Il pubblico può difendere la concorrenza, può promuoverla adottando misure che facilitano il confronto concorrenziale tra imprese, ma non può crearla, trasformando un monopolio naturale, o comunque reso tale dalla limitatezza delle risorse disponibili, in un mercato concorrenziale. Sono le tecnologie e le innovazioni, che, quando ci riescono, fanno questo miracolo ,però, se lo Stato ci prova quando quella condizione non c’è, rischia di creare solo inefficienze, i fini che perseguono e i disegni che intendono realizzare , ma gli effetti che produrranno sulla realtà saranno dovuti agli incentivi e ai disincentivi che i diversi operatori coinvolti vi leggeranno e ai comportamenti che terranno di conseguenza.
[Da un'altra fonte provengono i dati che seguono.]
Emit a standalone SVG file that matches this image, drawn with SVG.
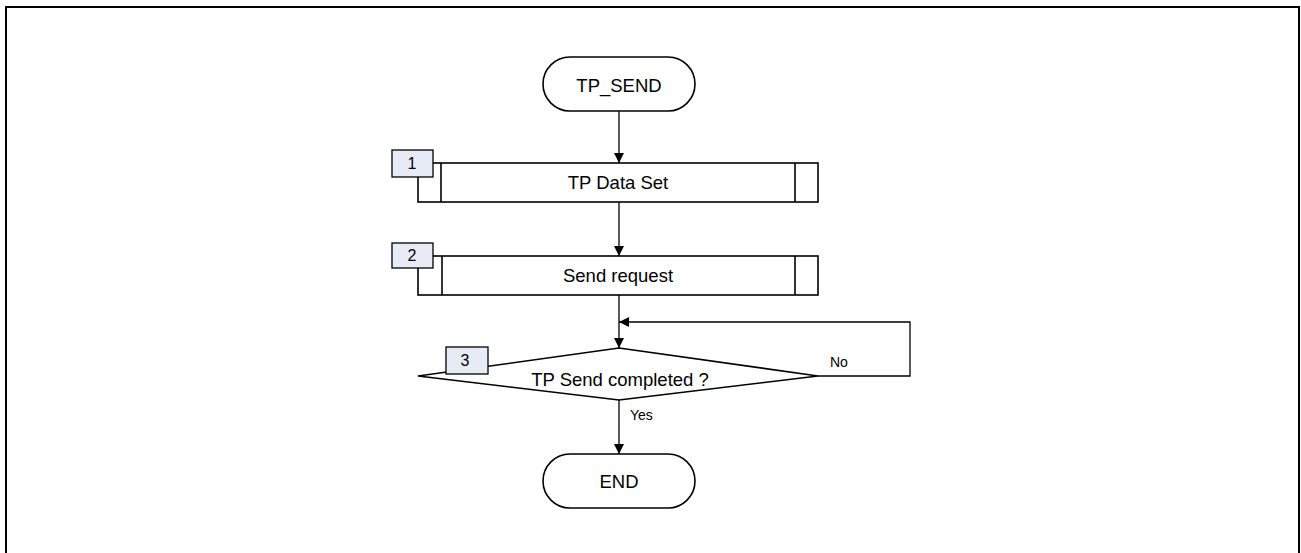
<svg xmlns="http://www.w3.org/2000/svg" width="1301" height="553" viewBox="0 0 1301 553">
<style>
.frame{fill:none;stroke:#000;stroke-width:2}
.shape{fill:#fff;stroke:#000;stroke-width:1.6}
.badge{fill:#e6ebf5;stroke:#000;stroke-width:1.3}
.main{font-family:"Liberation Sans",Arial,sans-serif;font-size:18.5px;fill:#000;text-anchor:middle}
.num{font-family:"Liberation Sans",Arial,sans-serif;font-size:16px;fill:#000;text-anchor:middle}
.lbl{font-family:"Liberation Sans",Arial,sans-serif;font-size:14px;fill:#000}
.conn{fill:none;stroke:#000;stroke-width:1.3}
</style>
<defs>
<marker id="arr" viewBox="0 0 10 10" refX="10" refY="5" markerWidth="10" markerHeight="10" markerUnits="userSpaceOnUse" orient="auto">
<path d="M0,0 L10,5 L0,10 Z" fill="#000"/>
</marker>
</defs>
<rect class="frame" x="6" y="7" width="1293" height="560"/>
<g id="connectors">
<line class="conn" x1="619" y1="111" x2="619" y2="163" marker-end="url(#arr)"/>
<line class="conn" x1="619" y1="202" x2="619" y2="256" marker-end="url(#arr)"/>
<line class="conn" x1="619" y1="295" x2="619" y2="348" marker-end="url(#arr)"/>
<polyline class="conn" points="818,376 910,376 910,322 619,322" marker-end="url(#arr)"/>
<line class="conn" x1="619" y1="400" x2="619" y2="454" marker-end="url(#arr)"/>
<text class="lbl" x="830" y="367">No</text>
<text class="lbl" x="630" y="420">Yes</text>
</g>
<g id="start">
<rect class="shape" x="543" y="57" width="152" height="54" rx="27" ry="27"/>
<text class="main" x="619" y="92">TP_SEND</text>
</g>
<g id="step1">
<rect class="shape" x="418" y="163" width="400" height="39"/>
<line class="shape" x1="441" y1="163" x2="441" y2="202"/>
<line class="shape" x1="795" y1="163" x2="795" y2="202"/>
<text class="main" x="618" y="189">TP Data Set</text>
<rect class="badge" x="392" y="150" width="41" height="27"/>
<text class="num" x="412" y="169">1</text>
</g>
<g id="step2">
<rect class="shape" x="418" y="256" width="400" height="39"/>
<line class="shape" x1="442" y1="256" x2="442" y2="295"/>
<line class="shape" x1="795" y1="256" x2="795" y2="295"/>
<text class="main" x="618" y="282">Send request</text>
<rect class="badge" x="392" y="243" width="41" height="25"/>
<text class="num" x="412" y="261">2</text>
</g>
<g id="decision3">
<polygon class="shape" points="619,348 818,376 619,400 418,376"/>
<text class="main" x="620" y="386">TP Send completed ?</text>
<rect class="badge" x="446" y="347" width="42" height="27"/>
<text class="num" x="465" y="366">3</text>
</g>
<g id="end">
<rect class="shape" x="543" y="454" width="152" height="54" rx="27" ry="27"/>
<text class="main" x="619" y="488">END</text>
</g>
</svg>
Davanti ai mercati nei quali operano una pluralità di concorrenti, si sente dire, non c’è bisogno di altre regole, oltre quelle che reprimono le condotte anticoncorrenziali, le regole antitrust, di nuove regole c’è sempre bisogno a tutela di interessi che sarebbero altrimenti sguarniti. Ci sono i settori nei quali una concorrenza non regolata produce effetti distruttivi, contrariamente ad un mercato iper-regolato che davanti a cicloni come Uber, subisce scossoni e si avvia a parziali riequilibri. In molti settori, per i quali la concorrenza nel mercato c’è, ulteriori regole vengono ritenute necessarie e investono i profili più diversi, dalla localizzazione degli esercizi alle tipologie merceologiche in cui questi possono operare, dagli standard igienici, sanitari e di sicurezza sino agli stessi orari,  ne derivano quantità di canalizzazioni delle attività dei privati, che a volte non ne mettono a repentaglio la concorrenzialità e l’efficienza, a volte le inceppano pesantemente.
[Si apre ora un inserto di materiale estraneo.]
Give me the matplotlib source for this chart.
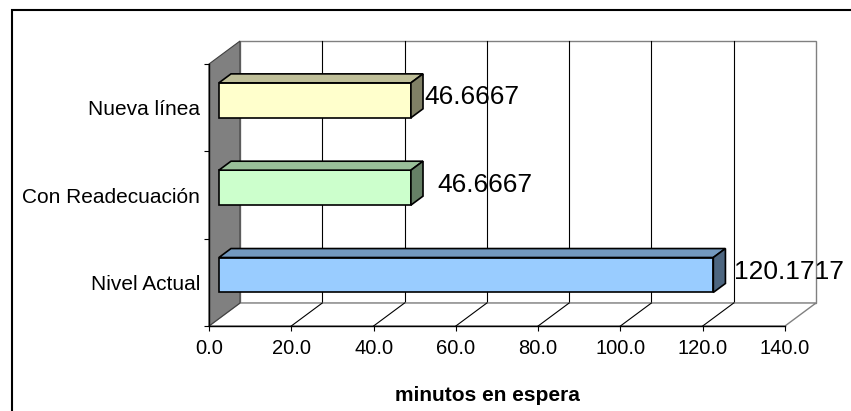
import matplotlib
matplotlib.use("Agg")
import matplotlib.pyplot as plt
from matplotlib.patches import Polygon, Rectangle
from matplotlib.lines import Line2D
from matplotlib.transforms import offset_copy

categories = ["Nivel Actual", "Con Readecuación", "Nueva línea"]
minutes = [120.1717, 46.6667, 46.6667]
face_colors = ["#99CCFF", "#CCFFCC", "#FFFFCC"]
top_colors = ["#7399BF", "#99BF99", "#BFBF99"]
side_colors = ["#4D6680", "#668066", "#808066"]
x_ticks = [0, 20, 40, 60, 80, 100, 120, 140]
label_pads = [9, 14, 1]

plt.rcParams['font.family'] = ['Liberation Sans', 'DejaVu Sans']

W, H = 851, 411
DEPTH = (31, 23)        # pixels of the 3d box depth (right, up)
F1, F2 = 0.32, 0.71     # bar front / back planes as fraction of depth
HALF = 0.2              # half bar thickness

fig = plt.figure(figsize=(W / 100, H / 100), dpi=100)
ax = fig.add_axes([209 / W, 85 / H, 576 / W, 262 / H])
ax.set_xlim(0, 140)
ax.set_ylim(-0.5, 2.5)


def shift(x, y, f):
    px = ax.transData.transform((x, y))
    px = (px[0] + f * DEPTH[0], px[1] + f * DEPTH[1])
    return tuple(ax.transData.inverted().transform(px))


def poly(pts, **kw):
    ax.add_patch(Polygon(pts, closed=True, clip_on=False, **kw))


ymin, ymax = -0.5, 2.5
xmax = x_ticks[-1]
grey = "#808080"

# back wall
poly([shift(0, ymin, 1), shift(xmax, ymin, 1), shift(xmax, ymax, 1), shift(0, ymax, 1)],
     facecolor="white", edgecolor=grey, lw=1.0, zorder=0.2)
for t in x_ticks[1:-1]:
    a, b = shift(t, ymin, 1), shift(t, ymax, 1)
    ax.add_line(Line2D([a[0], b[0]], [a[1], b[1]], color="black", lw=0.8, clip_on=False, zorder=0.3))

# floor
poly([(0, ymin), (xmax, ymin), shift(xmax, ymin, 1), shift(0, ymin, 1)],
     facecolor="white", edgecolor=grey, lw=1.0, zorder=0.4)
for t in x_ticks[1:-1]:
    a = shift(t, ymin, 1)
    ax.add_line(Line2D([t, a[0]], [ymin, a[1]], color="black", lw=0.8, clip_on=False, zorder=0.5))

# left wall
poly([(0, ymin), (0, ymax), shift(0, ymax, 1), shift(0, ymin, 1)],
     facecolor=grey, edgecolor="#404040", lw=0.8, zorder=0.6)

# bars
front = offset_copy(ax.transData, fig=fig, x=F1 * DEPTH[0], y=F1 * DEPTH[1], units='dots')
pos = list(range(len(categories)))
ax.barh(pos, minutes, height=2 * HALF, color=face_colors, edgecolor="black",
        lw=1.2, transform=front, zorder=3, clip_on=False)
for c, v, tc, sc, pad in zip(pos, minutes, top_colors, side_colors, label_pads):
    poly([shift(0, c + HALF, F1), shift(v, c + HALF, F1), shift(v, c + HALF, F2), shift(0, c + HALF, F2)],
         facecolor=tc, edgecolor="black", lw=1.2, zorder=3)
    poly([shift(v, c - HALF, F1), shift(v, c + HALF, F1), shift(v, c + HALF, F2), shift(v, c - HALF, F2)],
         facecolor=sc, edgecolor="black", lw=1.2, zorder=3)
    ax.annotate(f"{v:.4f}", xy=(v, c), xycoords=front,
                xytext=((F2 - F1) * DEPTH[0] + pad, 3), textcoords='offset pixels',
                ha='left', va='center', fontsize=19, zorder=4, annotation_clip=False)

# axes
for s in ("top", "right"):
    ax.spines[s].set_visible(False)
for s in ("left", "bottom"):
    ax.spines[s].set_color("black")
    ax.spines[s].set_linewidth(1.0)

ax.set_xticks(x_ticks)
ax.set_xticklabels([f"{t:.1f}" for t in x_ticks])
ax.tick_params(axis='x', length=3.6, width=0.8, pad=6, labelsize=14.5)
ax.set_yticks([-0.5, 0.5, 1.5, 2.5])
ax.set_yticklabels([])
ax.set_yticks(pos, minor=True)
ax.set_yticklabels(categories, minor=True)
ax.tick_params(axis='y', which='major', length=3.6, width=0.8)
ax.tick_params(axis='y', which='minor', length=0, pad=6.5, labelsize=15)
ax.set_facecolor("none")

ax.set_xlabel("minutos en espera", fontweight='bold', fontsize=15, va='center')
ax.xaxis.set_label_coords(0.4835, -0.265)

# chart frame
fig.add_artist(Rectangle((12 / W, -0.1), 1.0, 1.1 - 10 / H, transform=fig.transFigure,
                         fill=False, edgecolor="black", lw=1.5))

fig.savefig("out.png", dpi=100)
Le rigidità merceologiche hanno senso quando servono a qualificare le strade,via degli orafi,via degli antiquari e allora è giusto evitare che in quelle vie si intervallino  minimarket e friggitorie; non hanno un senso quando impediscono a una libreria di offrire in un angolo ai clienti fette di torta e una tazza di tè. Vi sono regolazioni che fanno di tutt’erba un fascio per ragioni astrattamente ideologiche, per favorire serbatoi elettorali che si vogliono conquistare, mentre le regolazioni che servono sono quelle che danno conto delle proprie ragioni, dei bilanciamenti che intendono realizzare, degli effetti che possono derivare. Si può sbagliare anche così. Ma almeno si evita quello che è altrimenti un autentico abuso del potere di cui si dispone.